Ariane launcher foresees delays in getting satellites
January 11, 1999
CAYENNE, French Guiana (Reuters) -- Satellite manufacturers' failure to deliver their payloads when promised will disrupt activities of the Ariane rocket launch company in 1999 for the second straight year, officials said Saturday.
"We are always going to have the same problems with the delivery of satellites. We should have no illusions about that," Arianespace President Jean-Marie Luton told a news conference.
"As I see things, we are going to have the same kind of scheduling problems as in 1998, notably many more launches in the second half of the year than in the first half of the year."
"We will have to adapt our launch calendar to that of our clients, who do not necessarily respect their contracted delivery dates," Luton said.
He said Arianespace was targeting up to 13 launches in 1999, but the exact number would depend on satellite deliveries.
The Paris-based company launches the highly reliable Ariane-4 rocket series from the European Space Agency (ESA) launch center in Kourou, French Guiana, on the northeastern coast of South America.

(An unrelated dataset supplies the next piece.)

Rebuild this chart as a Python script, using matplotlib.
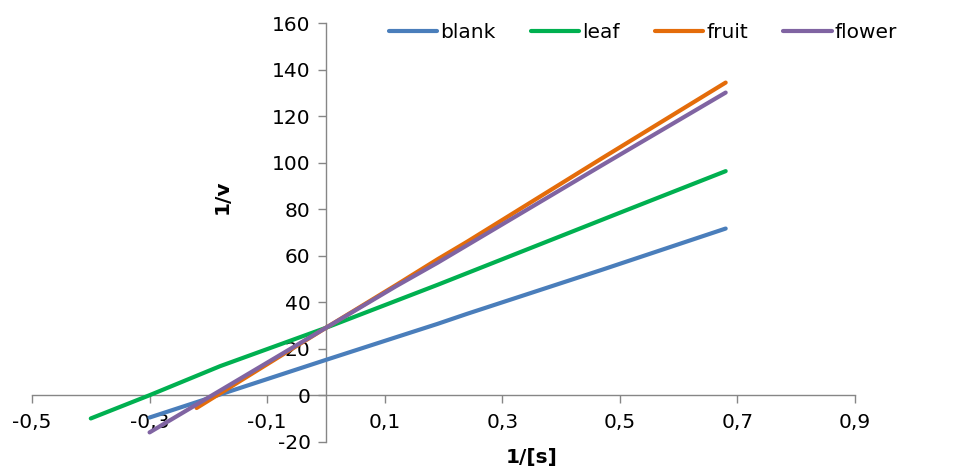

After three test flights since 1996, it plans to put the more powerful Ariane-5 rocket into commercial service this year. Three Ariane-5 missions are planned.
Despite 11 textbook launches in 1998, operations were irregular.

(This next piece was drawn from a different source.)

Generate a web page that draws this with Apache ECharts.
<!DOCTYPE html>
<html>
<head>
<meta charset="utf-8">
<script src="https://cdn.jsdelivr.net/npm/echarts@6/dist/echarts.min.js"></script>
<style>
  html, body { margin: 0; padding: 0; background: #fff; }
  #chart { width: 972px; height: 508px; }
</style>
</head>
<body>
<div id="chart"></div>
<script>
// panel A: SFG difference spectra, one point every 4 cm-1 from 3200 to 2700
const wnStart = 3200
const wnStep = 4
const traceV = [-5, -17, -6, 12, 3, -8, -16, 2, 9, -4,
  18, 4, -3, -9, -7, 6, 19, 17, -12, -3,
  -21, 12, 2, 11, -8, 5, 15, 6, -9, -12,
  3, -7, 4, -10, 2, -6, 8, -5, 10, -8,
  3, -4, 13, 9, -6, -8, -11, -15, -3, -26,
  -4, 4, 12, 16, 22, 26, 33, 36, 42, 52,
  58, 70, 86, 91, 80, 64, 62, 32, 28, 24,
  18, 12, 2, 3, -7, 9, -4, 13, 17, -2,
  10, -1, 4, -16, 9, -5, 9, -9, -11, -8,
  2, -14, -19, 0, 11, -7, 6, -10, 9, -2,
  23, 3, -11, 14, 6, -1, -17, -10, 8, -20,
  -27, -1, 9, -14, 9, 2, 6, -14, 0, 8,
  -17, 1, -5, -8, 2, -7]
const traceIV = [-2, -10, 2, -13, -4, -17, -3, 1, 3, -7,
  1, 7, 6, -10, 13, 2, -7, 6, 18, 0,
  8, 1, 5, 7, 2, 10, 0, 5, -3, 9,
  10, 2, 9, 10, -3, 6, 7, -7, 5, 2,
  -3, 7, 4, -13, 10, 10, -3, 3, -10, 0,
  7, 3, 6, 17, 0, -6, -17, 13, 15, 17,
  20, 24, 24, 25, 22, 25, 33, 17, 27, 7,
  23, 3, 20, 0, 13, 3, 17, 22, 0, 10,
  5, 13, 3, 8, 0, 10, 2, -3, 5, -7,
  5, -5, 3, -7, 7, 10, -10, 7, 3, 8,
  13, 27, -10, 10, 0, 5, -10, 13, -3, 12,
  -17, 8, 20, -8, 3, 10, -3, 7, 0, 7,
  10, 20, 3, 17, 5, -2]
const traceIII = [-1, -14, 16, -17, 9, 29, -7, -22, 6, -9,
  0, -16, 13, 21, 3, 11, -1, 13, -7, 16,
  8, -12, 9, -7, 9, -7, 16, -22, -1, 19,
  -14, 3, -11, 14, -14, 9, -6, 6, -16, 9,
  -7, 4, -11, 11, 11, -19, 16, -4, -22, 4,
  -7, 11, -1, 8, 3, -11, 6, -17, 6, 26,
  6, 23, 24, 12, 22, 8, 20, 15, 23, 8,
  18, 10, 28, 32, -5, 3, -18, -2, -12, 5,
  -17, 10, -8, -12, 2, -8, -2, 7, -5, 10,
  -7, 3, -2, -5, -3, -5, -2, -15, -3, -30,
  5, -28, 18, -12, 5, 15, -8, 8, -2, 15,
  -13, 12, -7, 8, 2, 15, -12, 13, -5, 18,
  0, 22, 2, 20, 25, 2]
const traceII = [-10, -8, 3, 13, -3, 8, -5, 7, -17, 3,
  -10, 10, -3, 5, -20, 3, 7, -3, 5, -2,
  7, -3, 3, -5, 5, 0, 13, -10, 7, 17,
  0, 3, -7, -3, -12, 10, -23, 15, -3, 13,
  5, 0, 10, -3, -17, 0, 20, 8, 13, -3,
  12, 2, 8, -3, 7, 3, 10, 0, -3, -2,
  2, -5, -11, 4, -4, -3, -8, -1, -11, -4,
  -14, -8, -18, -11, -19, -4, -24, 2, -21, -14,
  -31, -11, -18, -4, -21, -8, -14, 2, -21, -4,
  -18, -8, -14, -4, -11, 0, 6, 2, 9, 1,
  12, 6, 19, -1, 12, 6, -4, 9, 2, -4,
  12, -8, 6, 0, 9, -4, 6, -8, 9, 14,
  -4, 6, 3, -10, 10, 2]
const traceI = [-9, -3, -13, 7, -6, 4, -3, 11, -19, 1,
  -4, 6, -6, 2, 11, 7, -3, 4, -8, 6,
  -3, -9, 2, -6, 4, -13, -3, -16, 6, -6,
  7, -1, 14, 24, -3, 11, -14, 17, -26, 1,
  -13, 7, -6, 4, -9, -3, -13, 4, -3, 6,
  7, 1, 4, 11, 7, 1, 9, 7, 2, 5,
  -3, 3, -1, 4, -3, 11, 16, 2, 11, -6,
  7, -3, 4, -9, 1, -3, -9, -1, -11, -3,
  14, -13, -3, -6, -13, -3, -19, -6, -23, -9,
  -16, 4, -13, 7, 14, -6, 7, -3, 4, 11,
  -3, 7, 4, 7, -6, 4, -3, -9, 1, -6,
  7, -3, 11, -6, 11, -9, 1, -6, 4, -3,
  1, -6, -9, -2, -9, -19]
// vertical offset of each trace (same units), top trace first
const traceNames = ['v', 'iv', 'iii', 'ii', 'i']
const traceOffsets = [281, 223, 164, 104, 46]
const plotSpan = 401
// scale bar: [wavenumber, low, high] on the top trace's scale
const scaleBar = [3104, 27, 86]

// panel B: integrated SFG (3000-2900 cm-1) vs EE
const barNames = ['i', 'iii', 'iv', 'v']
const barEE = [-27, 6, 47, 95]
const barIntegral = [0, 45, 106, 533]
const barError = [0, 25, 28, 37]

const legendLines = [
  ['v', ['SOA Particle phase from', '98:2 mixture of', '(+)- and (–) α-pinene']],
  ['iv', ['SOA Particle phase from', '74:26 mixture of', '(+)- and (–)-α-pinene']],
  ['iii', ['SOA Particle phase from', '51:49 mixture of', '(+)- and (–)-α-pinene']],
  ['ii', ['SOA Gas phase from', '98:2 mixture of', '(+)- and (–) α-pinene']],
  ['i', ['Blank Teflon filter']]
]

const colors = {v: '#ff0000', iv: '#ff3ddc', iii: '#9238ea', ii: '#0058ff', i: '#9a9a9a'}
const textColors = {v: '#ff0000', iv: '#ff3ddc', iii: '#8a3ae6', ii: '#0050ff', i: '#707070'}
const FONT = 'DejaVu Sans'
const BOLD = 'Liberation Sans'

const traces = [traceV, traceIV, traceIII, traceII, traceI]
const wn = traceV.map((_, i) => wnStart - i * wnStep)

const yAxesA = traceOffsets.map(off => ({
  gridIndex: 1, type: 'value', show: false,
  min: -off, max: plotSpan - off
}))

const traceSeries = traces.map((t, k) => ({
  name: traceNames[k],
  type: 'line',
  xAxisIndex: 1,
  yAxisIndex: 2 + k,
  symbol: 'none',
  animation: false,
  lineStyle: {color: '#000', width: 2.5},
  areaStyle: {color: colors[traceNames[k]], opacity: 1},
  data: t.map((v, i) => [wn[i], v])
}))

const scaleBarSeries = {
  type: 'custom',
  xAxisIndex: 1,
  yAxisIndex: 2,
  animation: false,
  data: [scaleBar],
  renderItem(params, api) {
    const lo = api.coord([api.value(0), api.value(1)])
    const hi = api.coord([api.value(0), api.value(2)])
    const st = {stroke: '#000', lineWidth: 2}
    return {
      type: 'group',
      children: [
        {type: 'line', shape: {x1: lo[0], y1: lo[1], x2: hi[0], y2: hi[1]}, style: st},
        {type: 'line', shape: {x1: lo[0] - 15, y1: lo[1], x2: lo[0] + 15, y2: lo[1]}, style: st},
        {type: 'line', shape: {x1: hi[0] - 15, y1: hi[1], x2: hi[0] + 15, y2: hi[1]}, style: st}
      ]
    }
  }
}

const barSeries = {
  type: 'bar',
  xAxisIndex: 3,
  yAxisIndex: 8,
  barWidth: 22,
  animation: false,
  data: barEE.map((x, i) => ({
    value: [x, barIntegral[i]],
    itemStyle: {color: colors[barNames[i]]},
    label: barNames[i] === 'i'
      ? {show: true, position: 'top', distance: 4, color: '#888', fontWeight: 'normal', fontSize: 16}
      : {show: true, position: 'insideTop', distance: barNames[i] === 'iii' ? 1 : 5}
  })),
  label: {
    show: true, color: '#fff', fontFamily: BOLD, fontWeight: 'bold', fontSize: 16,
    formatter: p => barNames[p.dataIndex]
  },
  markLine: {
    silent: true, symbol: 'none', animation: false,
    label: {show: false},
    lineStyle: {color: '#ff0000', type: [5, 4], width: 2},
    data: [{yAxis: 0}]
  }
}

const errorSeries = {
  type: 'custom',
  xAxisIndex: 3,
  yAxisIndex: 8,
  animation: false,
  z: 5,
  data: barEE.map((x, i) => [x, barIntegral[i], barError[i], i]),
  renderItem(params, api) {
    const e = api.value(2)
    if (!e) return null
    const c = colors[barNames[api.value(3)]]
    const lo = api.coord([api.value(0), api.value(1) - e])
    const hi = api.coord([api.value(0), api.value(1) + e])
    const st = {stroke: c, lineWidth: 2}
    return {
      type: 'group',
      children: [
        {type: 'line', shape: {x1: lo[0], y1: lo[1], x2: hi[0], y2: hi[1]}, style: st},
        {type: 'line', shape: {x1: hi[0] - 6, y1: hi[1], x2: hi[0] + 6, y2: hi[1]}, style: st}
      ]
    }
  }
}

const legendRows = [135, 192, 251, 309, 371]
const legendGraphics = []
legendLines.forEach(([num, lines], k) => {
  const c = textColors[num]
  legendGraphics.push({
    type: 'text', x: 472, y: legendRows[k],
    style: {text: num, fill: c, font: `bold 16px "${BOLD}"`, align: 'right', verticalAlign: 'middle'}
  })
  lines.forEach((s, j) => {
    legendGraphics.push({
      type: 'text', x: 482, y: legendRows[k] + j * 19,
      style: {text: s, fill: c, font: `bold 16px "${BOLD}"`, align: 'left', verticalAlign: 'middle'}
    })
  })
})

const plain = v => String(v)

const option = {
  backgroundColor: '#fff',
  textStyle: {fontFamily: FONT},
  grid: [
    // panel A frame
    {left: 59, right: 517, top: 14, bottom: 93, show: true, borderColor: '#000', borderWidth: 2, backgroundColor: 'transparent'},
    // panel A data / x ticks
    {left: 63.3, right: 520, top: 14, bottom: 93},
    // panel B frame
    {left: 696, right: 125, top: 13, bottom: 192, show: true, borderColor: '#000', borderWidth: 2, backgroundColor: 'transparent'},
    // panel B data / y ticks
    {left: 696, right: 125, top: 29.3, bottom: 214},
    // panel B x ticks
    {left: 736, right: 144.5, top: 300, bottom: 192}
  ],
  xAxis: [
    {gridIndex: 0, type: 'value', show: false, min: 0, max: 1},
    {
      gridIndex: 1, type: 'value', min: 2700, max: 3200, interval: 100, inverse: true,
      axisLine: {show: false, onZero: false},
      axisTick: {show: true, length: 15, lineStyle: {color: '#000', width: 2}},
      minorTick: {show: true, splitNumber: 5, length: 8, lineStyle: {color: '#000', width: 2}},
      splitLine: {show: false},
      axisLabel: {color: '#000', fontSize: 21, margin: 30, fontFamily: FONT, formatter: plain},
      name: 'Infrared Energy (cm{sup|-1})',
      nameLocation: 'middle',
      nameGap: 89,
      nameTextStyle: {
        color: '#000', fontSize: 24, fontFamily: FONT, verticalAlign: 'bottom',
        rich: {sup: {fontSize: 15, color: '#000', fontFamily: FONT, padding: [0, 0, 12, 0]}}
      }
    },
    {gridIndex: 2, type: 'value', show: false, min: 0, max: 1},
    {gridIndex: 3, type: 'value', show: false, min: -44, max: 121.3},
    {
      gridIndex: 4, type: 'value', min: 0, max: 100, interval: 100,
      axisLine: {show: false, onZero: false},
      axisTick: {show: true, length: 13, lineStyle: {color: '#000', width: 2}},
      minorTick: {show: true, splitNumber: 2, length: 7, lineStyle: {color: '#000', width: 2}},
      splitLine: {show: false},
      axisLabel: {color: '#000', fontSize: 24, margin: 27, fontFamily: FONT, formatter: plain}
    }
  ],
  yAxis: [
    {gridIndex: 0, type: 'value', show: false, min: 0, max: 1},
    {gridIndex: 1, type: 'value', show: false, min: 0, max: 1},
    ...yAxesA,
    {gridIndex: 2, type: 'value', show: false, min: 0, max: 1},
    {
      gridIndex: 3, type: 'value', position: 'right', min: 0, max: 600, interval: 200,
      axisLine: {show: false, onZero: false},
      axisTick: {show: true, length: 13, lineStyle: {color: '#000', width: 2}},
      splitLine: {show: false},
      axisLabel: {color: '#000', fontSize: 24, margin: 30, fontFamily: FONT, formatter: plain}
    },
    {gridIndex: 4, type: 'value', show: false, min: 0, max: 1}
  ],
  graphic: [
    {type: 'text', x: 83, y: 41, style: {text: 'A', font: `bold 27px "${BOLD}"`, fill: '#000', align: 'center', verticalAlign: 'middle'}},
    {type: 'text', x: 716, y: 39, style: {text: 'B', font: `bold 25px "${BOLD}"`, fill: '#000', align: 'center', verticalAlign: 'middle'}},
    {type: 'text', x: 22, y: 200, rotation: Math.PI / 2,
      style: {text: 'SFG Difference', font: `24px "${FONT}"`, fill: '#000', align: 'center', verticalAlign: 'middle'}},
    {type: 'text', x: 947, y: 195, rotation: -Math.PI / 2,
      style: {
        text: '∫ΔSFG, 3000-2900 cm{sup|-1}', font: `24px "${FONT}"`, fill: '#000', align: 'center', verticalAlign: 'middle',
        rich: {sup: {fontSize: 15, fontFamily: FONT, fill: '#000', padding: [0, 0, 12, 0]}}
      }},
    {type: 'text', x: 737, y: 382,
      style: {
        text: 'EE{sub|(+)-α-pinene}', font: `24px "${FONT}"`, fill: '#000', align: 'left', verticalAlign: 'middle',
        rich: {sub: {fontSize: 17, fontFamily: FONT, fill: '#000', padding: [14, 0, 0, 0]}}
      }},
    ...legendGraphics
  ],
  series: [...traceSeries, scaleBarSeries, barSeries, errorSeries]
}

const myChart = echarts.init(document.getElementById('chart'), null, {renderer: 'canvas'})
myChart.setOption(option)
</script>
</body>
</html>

After four missions between February and April, launches were halted until late in August, as no satellites contracted for were ready for launch.
The company ended the year at a frantic pace, with five launches in the last quarter, when the satellite holdup eased.
Virtually all the world's suppliers of satellites were to blame for the irregular scheduling.
Communications operators pushed for ever-quicker delivery of satellites in 1998.
Specialists said Hughes Space & Communications, the world's leading supplier of large communications satellites, was reconsidering production methods after a spate of in-orbit failures by its 601 series satellite.
Lockheed Martin has targeted a 12-month production cycle for its spacecraft, an objective previously considered too rapid for reliable in-space operations.